Every three or four years, a musician appears in Brazil who manages to reinvent the codes of Brazilian popular music. To rework Bossa Nova, Forro, Samba and foreign influences, in an original way that produces a new sound.
Such is the case of Caxtrinho, aka Paulo Vitor Castro, 25, with his first offering entitled Queda Livre (Free Falling). In ten songs and twenty-nine minutes, the prodigy is accomplished.
From the very first track, Cria de Bel, a tremulous, deconstructed Bossa Nova tune, with dissonant guitars and lots of cuica – a rather lilting percussion instrument – plunges us into a very strange, if unmistakably Brazilian, universe.
Caxtrinho grew up in Baixada Fluminense, a remote suburb of Rio de Janeiro where three million people live in rampant poverty. Although only 25 kilometers from Copacabana and Ipanema, this agglomeration is light-years away from affluent neighborhoods.

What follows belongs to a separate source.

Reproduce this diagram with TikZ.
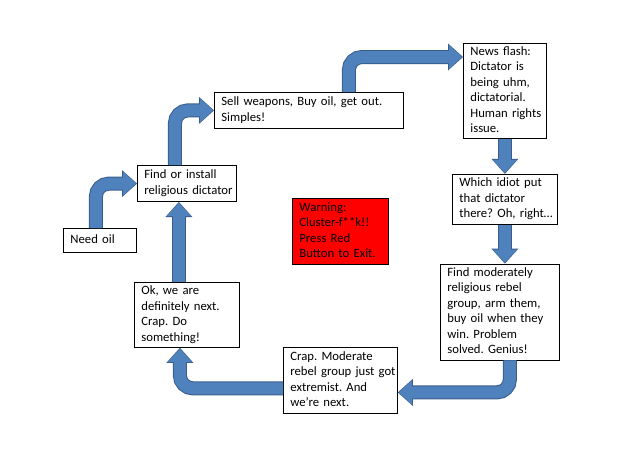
\documentclass[tikz,border=0pt]{standalone}
\usepackage{fontspec}
\setmainfont{Carlito}
\usetikzlibrary{arrows.meta, positioning}
\definecolor{flowblue}{RGB}{79,129,189}
\definecolor{flowedge}{RGB}{56,93,138}
\definecolor{alarmred}{RGB}{255,0,0}
\newcommand{\boxlines}[1]{\noindent\begin{tabular}{@{}l@{}}#1\end{tabular}}

\begin{document}
\frenchspacing
\begin{tikzpicture}[x=1pt, y=-1pt,
    stepbox/.style={rectangle, draw, fill=white, line width=0.8pt, inner xsep=7pt, inner ysep=1pt, font=\fontsize{12.7}{15.4}\selectfont},
    flow/.style={draw=flowblue, line width=12pt, rounded corners=13pt, shorten >=1pt,
        -{Triangle[width=24pt, length=13pt, line width=0pt]},
        preaction={draw=flowedge, line width=14pt, shorten >=0pt, -{Triangle[width=27pt, length=15pt, line width=0pt]}}}]
    \useasboundingbox (0,0) rectangle (640,453);

    % Start
    \node[stepbox, anchor=north west, text width=59pt, minimum height=24pt] (needoil) at (63,228) {\boxlines{Need oil}};

    % Going in
    \node[stepbox, anchor=north west, text width=91pt, minimum height=65pt] (next) at (134,282) {\boxlines{Ok, we are\\definitely next.\\Crap. Do\\something!}};
    \node[stepbox, text width=85pt, minimum height=36pt, above=80pt of next] (install) {\boxlines{Find or install\\religious dictator}};
    \node[stepbox, anchor=north west, text width=175pt, minimum height=36pt] (sell) at (214,92) {\boxlines{Sell weapons, Buy oil, get out.\\Simples!}};

    % Things go wrong
    \node[stepbox, anchor=north west, text width=69pt, minimum height=95pt] (news) at (463,43) {\boxlines{News flash:\\Dictator is\\being uhm,\\dictatorial.\\Human rights\\issue.}};
    \node[stepbox, text width=91pt, minimum height=50pt, below=35pt of news] (idiot) {\boxlines{Which idiot put\\that dictator\\there? Oh, right…}};
    \node[stepbox, text width=105pt, minimum height=96pt, below=39pt of idiot, xshift=-5pt] (rebel) {\boxlines{Find moderately\\religious rebel\\group, arm them,\\buy oil when they\\win. Problem\\solved. Genius!}};
    \node[stepbox, anchor=north west, text width=100pt, minimum height=66pt] (extreme) at (283,347) {\boxlines{Crap. Moderate\\rebel group just got\\extremist. And\\we’re next.}};

    % Exit
    \node[stepbox, fill=alarmred, anchor=north west, text width=82pt, minimum height=66pt] (warning) at (292,198) {\boxlines{Warning:\\Cluster-f**k!!\\Press Red\\Button to Exit.}};

    % Arrows
    \draw[flow] ([xshift=-4pt]needoil.north) |- (install.west);
    \draw[flow] ([xshift=-12pt]install.north) |- (sell.west);
    \draw[flow] ([xshift=40pt]sell.north) |- ([yshift=-14pt]news.north west);
    \draw[flow] (news.south) -- (idiot.north);
    \draw[flow] (idiot.south) -- (idiot.south |- rebel.north);
    \draw[flow] ([xshift=10pt]rebel.south) |- ([yshift=-12pt]extreme.east);
    \draw[flow] ([yshift=-8pt]extreme.west) -| ([xshift=-7pt]next.south);
    \draw[flow] ([xshift=-8pt]next.north) -- ([xshift=-8pt]install.south);
\end{tikzpicture}
\end{document}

Queda Livre is dense, intense and chaotic, just like the Baixana Fluminense. At times, beauty appears, in the form of a tiny accoustic samba, or harmonic vocals.Then anguish returns, in the form of delirious brass, furious keyboards, psychedelic guitars and pulsating drums.
The last two tracks, Merecedores and Rolé Na B2, are the longest and most innovative. Behind these moments of intensity, there is something very well constructed. Caxtrinho seems to know perfectly well where he wants to take us, i.e., into the complicated universe where he grew up, in which the vast majority strive to survive until tomorrow, hoping not to succumb to stray bullets in the wrong place at the wrong time.
Queda Livre is not an album to be listened to on mute at a gathering of friends. It’s an album to be listened to alone, or among connoisseurs, to feel this tropical musical downpour.
Thirty minutes isn’t much for a first album. We’ll see later if Queda Livre is an accident or the start of an innovative career. Caxtrinho is definitely one to watch.